Typically in Calgary, Alberta the cap rate for single rental properties such as a town house or apartment is around 3-4%.  In areas of lower population growth and thus often lower rates of appreciation, the cap rate is typically higher. During the 2008-2010 period in the U.S. you could find properties with cap rates in the 8 to 10% range. It really depends a lot on the location of a property, the local economy and demographics. I am talking about long term average cap rates, because cap rates just like earning yields fluctuate and sometimes can be quite volatile. Once you determine a rental property’s net operating income you divide it by the cap rate to get an idea of its business value.
For example: a rental property in Calgary, where the cap rate typically hovers around 3.5%, has an estimated NOI of $10,000 per year. Then that property’s value should be $10,000 divided by 3.5% = $286,000. Alternatively, you could calculate the projected NOI over the next 25 years to come up with the intrinsic value of a rental property similar as I did for stocks using an investor’s required rate of return on investment (ROI) as discount rate.

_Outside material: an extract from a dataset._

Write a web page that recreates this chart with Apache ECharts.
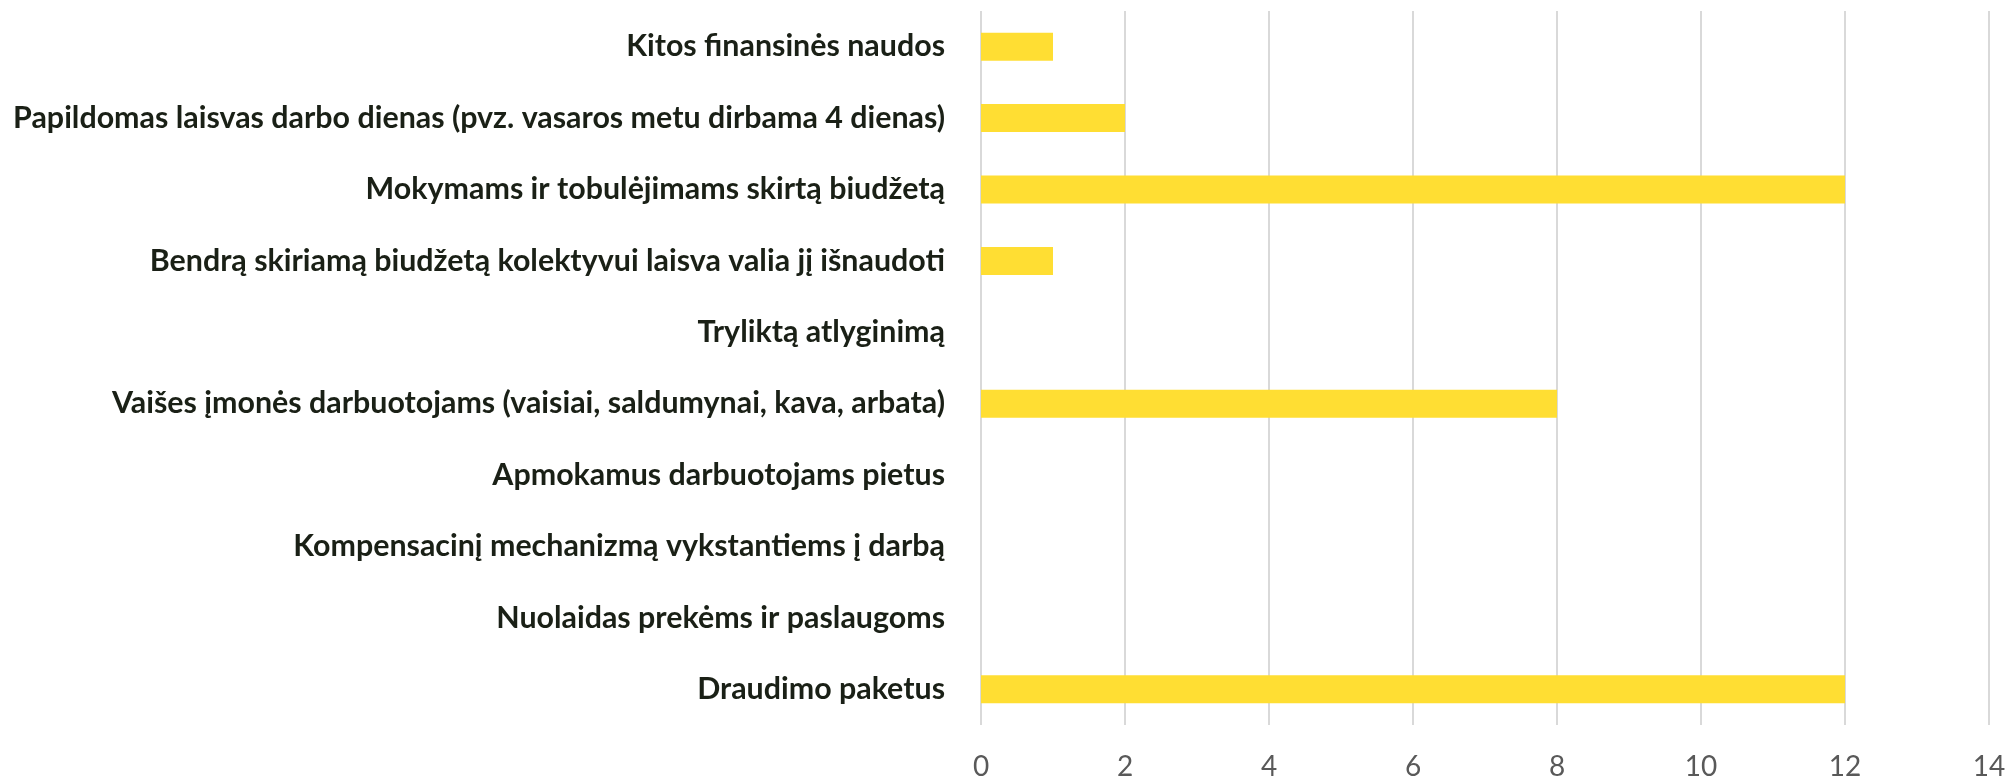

Now that you know how much your rental business (property) is worth based on its income you may want to acquire it (for the right price). To buy or sell a piece of real estate you have only one place to go: the local real estate market. Just like in the stock market, pricing in the local real estate market follows often the Don McLean song: ‘The more you pay, the more it is worth.’ The market valuation of any investment depends on the current mood of the market and a combination of fundamentals, personal perceptions, the current economy, hysteria or schizophrenia and whatever else – some markets even respond to sun spot patterns if you believe Harry Dent. It tells you what you can get for a property if sold ‘right now’. It is a bit like you sometimes hear on Dragon’s Den: “Do the deal now or I walk! 1, 2… 3… Gone, I am out”. The current market price is only important if you have to sell or buy RIGHT NOW. Do you have to buy a property at market price well above the business’ intrinsic value?  No! The patient investor can wait until he or she feels the price is right. What is the right price? It is the price which provides you the return on investment that you demand!  If 10% return is your required minimum then that is what you base the intrinsic value on!  So don’t buy at market prices above intrinsic value because your return will be less! That is exactly how guys like Warren Buffett invest they only buy at or below their estimated intrinsic value.
The same for selling an investment. The higher the market price is above intrinsic value, the lower your return on investment will be if from then on forward if you don’t sell and hold on. Of course the higher the market price the higher the risk is ending up with less money when holding on! Thus if the market price would only equal the intrinsic value using a discount rate of 2% that is probably when you want to sell. The market price is then too good to be true and it is time to cash in on the appreciation of the property.
During times of market undervaluation, only those who do not have the financial strength to hold on to a property have no choice but to sell at the price a market offers you. Avoid getting in that position. The only other reason to sell below intrinsic value is when you see another investment with a better return and, hopefully, with similar or less risk. That brings us to the topic of risk which is not only a post by itself but probably justifies reading many books.